Act I: A puzzler! This February Sr. Mary sent me this photo and we were wondering what the heck it was.

I submitted the photo to the iNaturalist community, and user “nsharp” quickly identified is as a leucistic version of the very common Dark-Eyed Junco. Well… I didn’t know what that was, so I looked it up: “Leucism is a condition in which there is partial loss of pigmentation in an animal—which causes white, pale, or patchy coloration of the skin, hair, feathers, scales or cuticles, but not the eyes. Unlike albinism, it can cause a reduction in many types of pigment, not just melanin.”

As you can see… birding is just how adults get away with playing scavenger hunt!

Act II: May 5th, Sr. Mary and I were walked through a field that was planted to trees in 2018. The growth of annual weeds has made for lots of nectar and pollen for pollinators, as well as grassy habitat for nesting birds. We flushed a Song Sparrow and walked over the area where it sprung up.

See what I mean? This is a view from ~5 ft elevation.
Look harder…

Ground-nesting birds always seem so vulnerable to me. And indeed, nest predation is high. If I recall, only 10-40% of Wild Turkey nests are typically considered successful. But then again, it’s not their first rodeo. Someone, they’ve managed to make it for many millennia with this strategy, so who am I to judge? The camouflage is certainly impressive.

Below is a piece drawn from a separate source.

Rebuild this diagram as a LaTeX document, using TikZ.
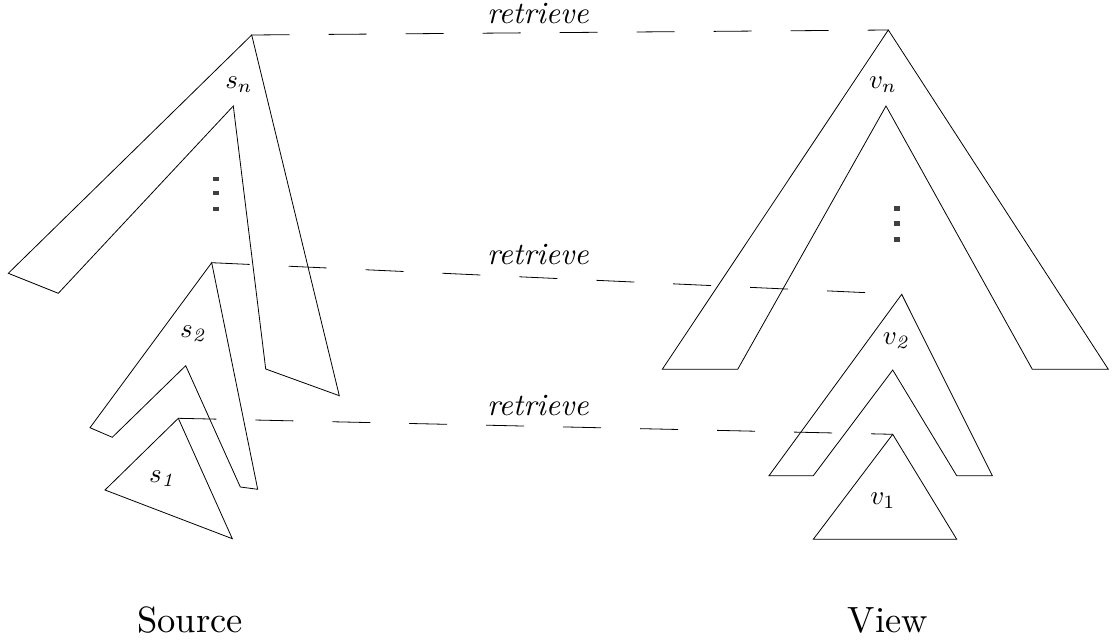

Act III: We were happy to see Eastern Bluebirds nest in our backyard this spring. It’s like seeing old friends. Here they were on April 26:

With as much as we have going on in the spring, I’ll admit my monitoring is pretty haphazard. I checked in again on May 6:

And again on May 12:

Some days later, however, I saw that the nest hole was plugged up with sticks. Uh-oh. Upon inspection, I found a layer of sticks covering the body of the mother bluebird. I’m not sure what became of the chicks, but they were nearly fledged, so I’m hopefully. It is undoubtedly the work of their arch-nemesis: the House/English Sparrow, which competes for nest space & has a physical advantage in combat. I monitor bluebird nests and destroy House Sparrow nests if I find them. The good news is that the bluebirds tried again and appeared to have successfully raised a 2nd brood. The struggle continues.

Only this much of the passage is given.